- **GIVEN REQUEST**:
Output every line exactly as written. Leave out pictures.

========================================================================

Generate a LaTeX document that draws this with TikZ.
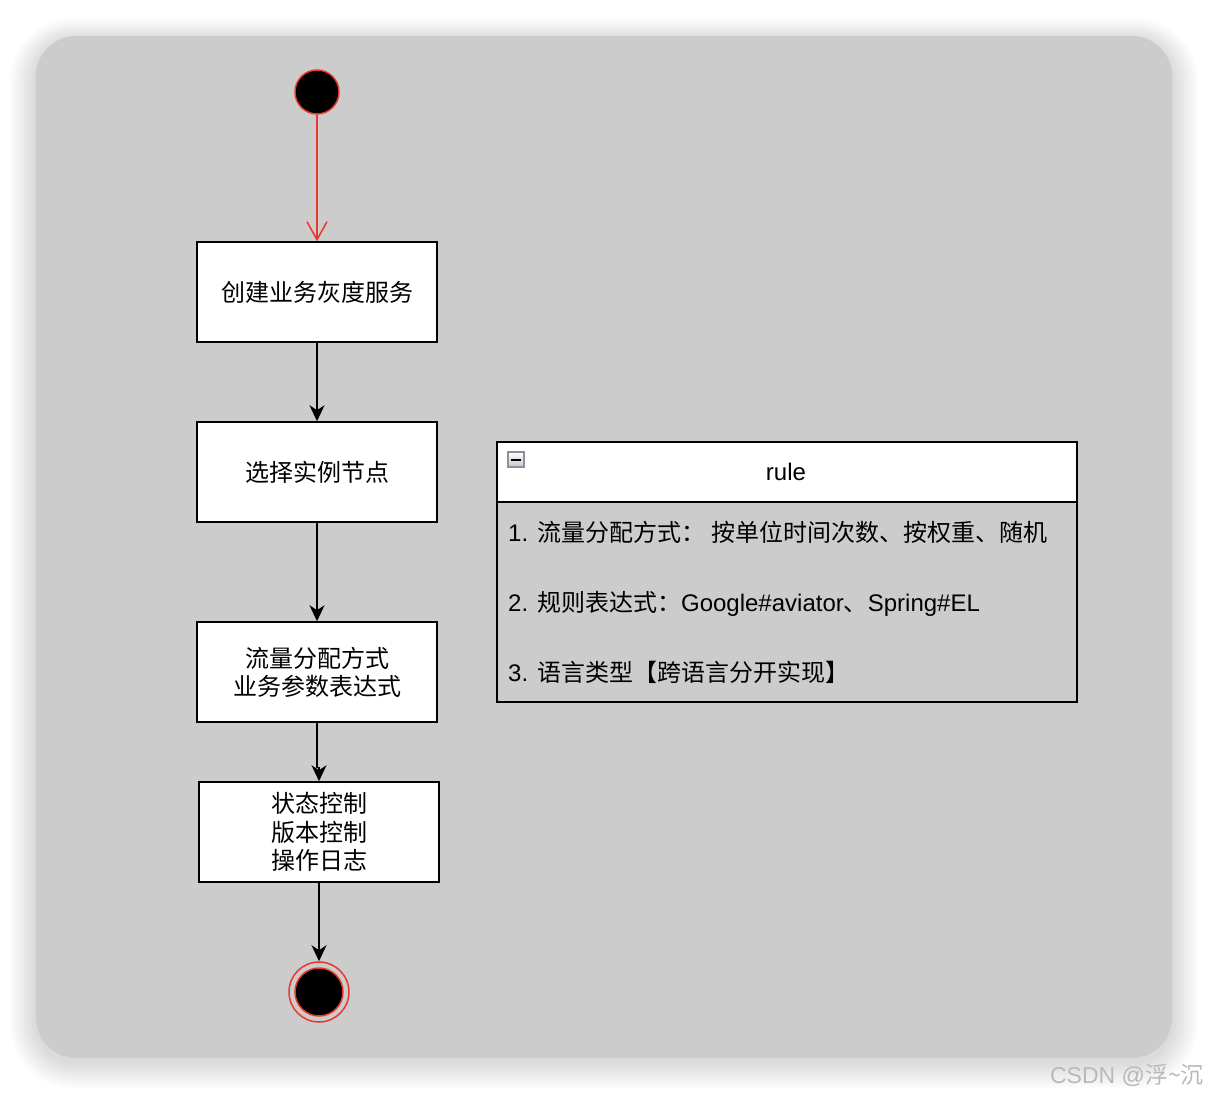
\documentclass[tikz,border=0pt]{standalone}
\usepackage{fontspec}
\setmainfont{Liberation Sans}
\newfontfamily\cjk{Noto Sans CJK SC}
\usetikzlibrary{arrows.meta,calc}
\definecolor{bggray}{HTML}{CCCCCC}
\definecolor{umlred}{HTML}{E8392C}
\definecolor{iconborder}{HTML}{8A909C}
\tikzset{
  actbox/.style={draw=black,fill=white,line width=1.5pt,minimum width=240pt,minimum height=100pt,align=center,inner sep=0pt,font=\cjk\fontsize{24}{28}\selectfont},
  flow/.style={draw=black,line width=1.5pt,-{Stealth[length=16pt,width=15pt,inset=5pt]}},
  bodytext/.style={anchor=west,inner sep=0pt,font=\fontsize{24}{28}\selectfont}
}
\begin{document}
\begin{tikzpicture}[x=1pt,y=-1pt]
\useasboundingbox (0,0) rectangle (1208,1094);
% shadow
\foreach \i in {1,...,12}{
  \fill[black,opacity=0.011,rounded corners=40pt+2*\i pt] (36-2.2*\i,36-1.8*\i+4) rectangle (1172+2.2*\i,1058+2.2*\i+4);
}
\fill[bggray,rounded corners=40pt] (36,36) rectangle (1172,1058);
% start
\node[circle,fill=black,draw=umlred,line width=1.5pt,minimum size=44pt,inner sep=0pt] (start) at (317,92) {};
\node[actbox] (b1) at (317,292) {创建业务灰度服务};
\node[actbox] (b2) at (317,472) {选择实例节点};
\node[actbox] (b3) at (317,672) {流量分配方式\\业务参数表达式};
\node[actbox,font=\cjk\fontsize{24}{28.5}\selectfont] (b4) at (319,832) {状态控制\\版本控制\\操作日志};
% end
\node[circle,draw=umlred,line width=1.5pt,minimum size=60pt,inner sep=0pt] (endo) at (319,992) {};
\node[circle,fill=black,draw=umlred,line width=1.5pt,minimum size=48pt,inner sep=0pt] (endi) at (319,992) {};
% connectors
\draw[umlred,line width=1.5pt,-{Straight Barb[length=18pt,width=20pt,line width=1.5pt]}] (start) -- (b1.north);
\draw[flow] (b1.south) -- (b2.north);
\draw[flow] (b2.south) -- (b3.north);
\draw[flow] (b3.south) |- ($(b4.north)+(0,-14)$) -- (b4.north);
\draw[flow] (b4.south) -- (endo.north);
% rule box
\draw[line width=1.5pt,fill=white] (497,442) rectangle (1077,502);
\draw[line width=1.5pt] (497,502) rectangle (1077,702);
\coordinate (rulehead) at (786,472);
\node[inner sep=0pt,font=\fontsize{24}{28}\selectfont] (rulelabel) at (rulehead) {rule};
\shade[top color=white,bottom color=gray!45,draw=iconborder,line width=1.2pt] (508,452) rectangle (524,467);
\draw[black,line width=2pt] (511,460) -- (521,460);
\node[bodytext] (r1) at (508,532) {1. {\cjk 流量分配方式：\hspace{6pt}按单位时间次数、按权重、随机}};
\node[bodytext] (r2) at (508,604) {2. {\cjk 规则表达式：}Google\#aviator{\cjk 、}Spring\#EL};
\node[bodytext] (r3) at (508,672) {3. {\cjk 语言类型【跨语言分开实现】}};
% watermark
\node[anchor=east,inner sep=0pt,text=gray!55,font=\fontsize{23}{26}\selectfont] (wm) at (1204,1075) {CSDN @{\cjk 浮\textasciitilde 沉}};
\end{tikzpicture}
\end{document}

========================================================================

- **CORRECT ANSWER**:
Generate a LaTeX document that draws this with TikZ.
\documentclass[tikz,border=0pt]{standalone}
\usepackage{fontspec}
\setmainfont{Liberation Sans}
\newfontfamily\cjk{Noto Sans CJK SC}
\usetikzlibrary{arrows.meta,calc}
\definecolor{bggray}{HTML}{CCCCCC}
\definecolor{umlred}{HTML}{E8392C}
\definecolor{iconborder}{HTML}{8A909C}
\tikzset{
  actbox/.style={draw=black,fill=white,line width=1.5pt,minimum width=240pt,minimum height=100pt,align=center,inner sep=0pt,font=\cjk\fontsize{24}{28}\selectfont},
  flow/.style={draw=black,line width=1.5pt,-{Stealth[length=16pt,width=15pt,inset=5pt]}},
  bodytext/.style={anchor=west,inner sep=0pt,font=\fontsize{24}{28}\selectfont}
}
\begin{document}
\begin{tikzpicture}[x=1pt,y=-1pt]
\useasboundingbox (0,0) rectangle (1208,1094);
% shadow
\foreach \i in {1,...,12}{
  \fill[black,opacity=0.011,rounded corners=40pt+2*\i pt] (36-2.2*\i,36-1.8*\i+4) rectangle (1172+2.2*\i,1058+2.2*\i+4);
}
\fill[bggray,rounded corners=40pt] (36,36) rectangle (1172,1058);
% start
\node[circle,fill=black,draw=umlred,line width=1.5pt,minimum size=44pt,inner sep=0pt] (start) at (317,92) {};
\node[actbox] (b1) at (317,292) {创建业务灰度服务};
\node[actbox] (b2) at (317,472) {选择实例节点};
\node[actbox] (b3) at (317,672) {流量分配方式\\业务参数表达式};
\node[actbox,font=\cjk\fontsize{24}{28.5}\selectfont] (b4) at (319,832) {状态控制\\版本控制\\操作日志};
% end
\node[circle,draw=umlred,line width=1.5pt,minimum size=60pt,inner sep=0pt] (endo) at (319,992) {};
\node[circle,fill=black,draw=umlred,line width=1.5pt,minimum size=48pt,inner sep=0pt] (endi) at (319,992) {};
% connectors
\draw[umlred,line width=1.5pt,-{Straight Barb[length=18pt,width=20pt,line width=1.5pt]}] (start) -- (b1.north);
\draw[flow] (b1.south) -- (b2.north);
\draw[flow] (b2.south) -- (b3.north);
\draw[flow] (b3.south) |- ($(b4.north)+(0,-14)$) -- (b4.north);
\draw[flow] (b4.south) -- (endo.north);
% rule box
\draw[line width=1.5pt,fill=white] (497,442) rectangle (1077,502);
\draw[line width=1.5pt] (497,502) rectangle (1077,702);
\coordinate (rulehead) at (786,472);
\node[inner sep=0pt,font=\fontsize{24}{28}\selectfont] (rulelabel) at (rulehead) {rule};
\shade[top color=white,bottom color=gray!45,draw=iconborder,line width=1.2pt] (508,452) rectangle (524,467);
\draw[black,line width=2pt] (511,460) -- (521,460);
\node[bodytext] (r1) at (508,532) {1. {\cjk 流量分配方式：\hspace{6pt}按单位时间次数、按权重、随机}};
\node[bodytext] (r2) at (508,604) {2. {\cjk 规则表达式：}Google\#aviator{\cjk 、}Spring\#EL};
\node[bodytext] (r3) at (508,672) {3. {\cjk 语言类型【跨语言分开实现】}};
% watermark
\node[anchor=east,inner sep=0pt,text=gray!55,font=\fontsize{23}{26}\selectfont] (wm) at (1204,1075) {CSDN @{\cjk 浮\textasciitilde 沉}};
\end{tikzpicture}
\end{document}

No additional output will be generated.